- WHAT TO PRODUCE
Below are some records; reproduce every one of them exactly.

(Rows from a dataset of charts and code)
• • • •

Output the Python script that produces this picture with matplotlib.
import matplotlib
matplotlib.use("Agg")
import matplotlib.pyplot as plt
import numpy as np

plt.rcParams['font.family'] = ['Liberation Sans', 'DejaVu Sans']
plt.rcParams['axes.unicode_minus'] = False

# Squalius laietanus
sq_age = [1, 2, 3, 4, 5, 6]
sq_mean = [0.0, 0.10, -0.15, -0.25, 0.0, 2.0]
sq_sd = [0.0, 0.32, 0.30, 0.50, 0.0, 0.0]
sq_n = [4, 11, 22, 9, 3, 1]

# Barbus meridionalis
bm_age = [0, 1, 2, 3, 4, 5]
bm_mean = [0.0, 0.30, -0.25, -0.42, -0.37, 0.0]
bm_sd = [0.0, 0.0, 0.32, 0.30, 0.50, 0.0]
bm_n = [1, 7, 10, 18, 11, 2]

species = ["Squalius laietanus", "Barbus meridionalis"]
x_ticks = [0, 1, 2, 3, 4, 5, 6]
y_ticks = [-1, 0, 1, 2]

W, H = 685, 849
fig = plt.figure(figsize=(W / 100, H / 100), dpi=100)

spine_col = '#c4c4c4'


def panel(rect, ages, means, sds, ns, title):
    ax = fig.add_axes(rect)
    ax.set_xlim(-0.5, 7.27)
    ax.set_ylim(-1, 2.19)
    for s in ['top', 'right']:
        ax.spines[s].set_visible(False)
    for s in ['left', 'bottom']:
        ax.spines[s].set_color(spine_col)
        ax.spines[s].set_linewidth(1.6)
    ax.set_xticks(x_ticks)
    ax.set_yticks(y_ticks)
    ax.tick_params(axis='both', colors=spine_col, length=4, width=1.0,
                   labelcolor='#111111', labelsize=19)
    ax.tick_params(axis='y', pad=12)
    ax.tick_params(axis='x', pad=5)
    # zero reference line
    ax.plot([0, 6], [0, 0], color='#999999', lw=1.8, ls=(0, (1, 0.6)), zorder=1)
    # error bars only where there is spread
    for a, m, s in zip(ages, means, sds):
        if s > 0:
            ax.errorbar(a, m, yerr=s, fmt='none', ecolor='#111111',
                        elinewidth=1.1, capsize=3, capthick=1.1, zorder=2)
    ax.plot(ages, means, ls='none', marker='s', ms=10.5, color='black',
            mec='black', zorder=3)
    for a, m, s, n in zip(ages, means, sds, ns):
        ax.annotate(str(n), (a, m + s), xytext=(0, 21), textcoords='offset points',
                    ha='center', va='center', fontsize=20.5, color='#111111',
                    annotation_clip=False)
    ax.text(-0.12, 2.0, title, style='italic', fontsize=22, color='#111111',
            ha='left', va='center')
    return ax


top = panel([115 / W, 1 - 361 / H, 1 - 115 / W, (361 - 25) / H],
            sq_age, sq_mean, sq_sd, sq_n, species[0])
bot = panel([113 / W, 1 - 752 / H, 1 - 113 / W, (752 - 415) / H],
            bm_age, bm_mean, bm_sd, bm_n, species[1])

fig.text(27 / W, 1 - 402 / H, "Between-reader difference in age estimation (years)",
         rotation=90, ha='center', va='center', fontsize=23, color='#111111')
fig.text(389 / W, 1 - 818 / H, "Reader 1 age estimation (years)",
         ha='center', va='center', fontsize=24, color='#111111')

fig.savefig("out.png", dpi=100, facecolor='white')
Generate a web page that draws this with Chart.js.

• • • •

- RESULT
Output the Python script that produces this picture with matplotlib.
import matplotlib
matplotlib.use("Agg")
import matplotlib.pyplot as plt
import numpy as np

plt.rcParams['font.family'] = ['Liberation Sans', 'DejaVu Sans']
plt.rcParams['axes.unicode_minus'] = False

# Squalius laietanus
sq_age = [1, 2, 3, 4, 5, 6]
sq_mean = [0.0, 0.10, -0.15, -0.25, 0.0, 2.0]
sq_sd = [0.0, 0.32, 0.30, 0.50, 0.0, 0.0]
sq_n = [4, 11, 22, 9, 3, 1]

# Barbus meridionalis
bm_age = [0, 1, 2, 3, 4, 5]
bm_mean = [0.0, 0.30, -0.25, -0.42, -0.37, 0.0]
bm_sd = [0.0, 0.0, 0.32, 0.30, 0.50, 0.0]
bm_n = [1, 7, 10, 18, 11, 2]

species = ["Squalius laietanus", "Barbus meridionalis"]
x_ticks = [0, 1, 2, 3, 4, 5, 6]
y_ticks = [-1, 0, 1, 2]

W, H = 685, 849
fig = plt.figure(figsize=(W / 100, H / 100), dpi=100)

spine_col = '#c4c4c4'


def panel(rect, ages, means, sds, ns, title):
    ax = fig.add_axes(rect)
    ax.set_xlim(-0.5, 7.27)
    ax.set_ylim(-1, 2.19)
    for s in ['top', 'right']:
        ax.spines[s].set_visible(False)
    for s in ['left', 'bottom']:
        ax.spines[s].set_color(spine_col)
        ax.spines[s].set_linewidth(1.6)
    ax.set_xticks(x_ticks)
    ax.set_yticks(y_ticks)
    ax.tick_params(axis='both', colors=spine_col, length=4, width=1.0,
                   labelcolor='#111111', labelsize=19)
    ax.tick_params(axis='y', pad=12)
    ax.tick_params(axis='x', pad=5)
    # zero reference line
    ax.plot([0, 6], [0, 0], color='#999999', lw=1.8, ls=(0, (1, 0.6)), zorder=1)
    # error bars only where there is spread
    for a, m, s in zip(ages, means, sds):
        if s > 0:
            ax.errorbar(a, m, yerr=s, fmt='none', ecolor='#111111',
                        elinewidth=1.1, capsize=3, capthick=1.1, zorder=2)
    ax.plot(ages, means, ls='none', marker='s', ms=10.5, color='black',
            mec='black', zorder=3)
    for a, m, s, n in zip(ages, means, sds, ns):
        ax.annotate(str(n), (a, m + s), xytext=(0, 21), textcoords='offset points',
                    ha='center', va='center', fontsize=20.5, color='#111111',
                    annotation_clip=False)
    ax.text(-0.12, 2.0, title, style='italic', fontsize=22, color='#111111',
            ha='left', va='center')
    return ax


top = panel([115 / W, 1 - 361 / H, 1 - 115 / W, (361 - 25) / H],
            sq_age, sq_mean, sq_sd, sq_n, species[0])
bot = panel([113 / W, 1 - 752 / H, 1 - 113 / W, (752 - 415) / H],
            bm_age, bm_mean, bm_sd, bm_n, species[1])

fig.text(27 / W, 1 - 402 / H, "Between-reader difference in age estimation (years)",
         rotation=90, ha='center', va='center', fontsize=23, color='#111111')
fig.text(389 / W, 1 - 818 / H, "Reader 1 age estimation (years)",
         ha='center', va='center', fontsize=24, color='#111111')

fig.savefig("out.png", dpi=100, facecolor='white')
Generate a web page that draws this with Chart.js.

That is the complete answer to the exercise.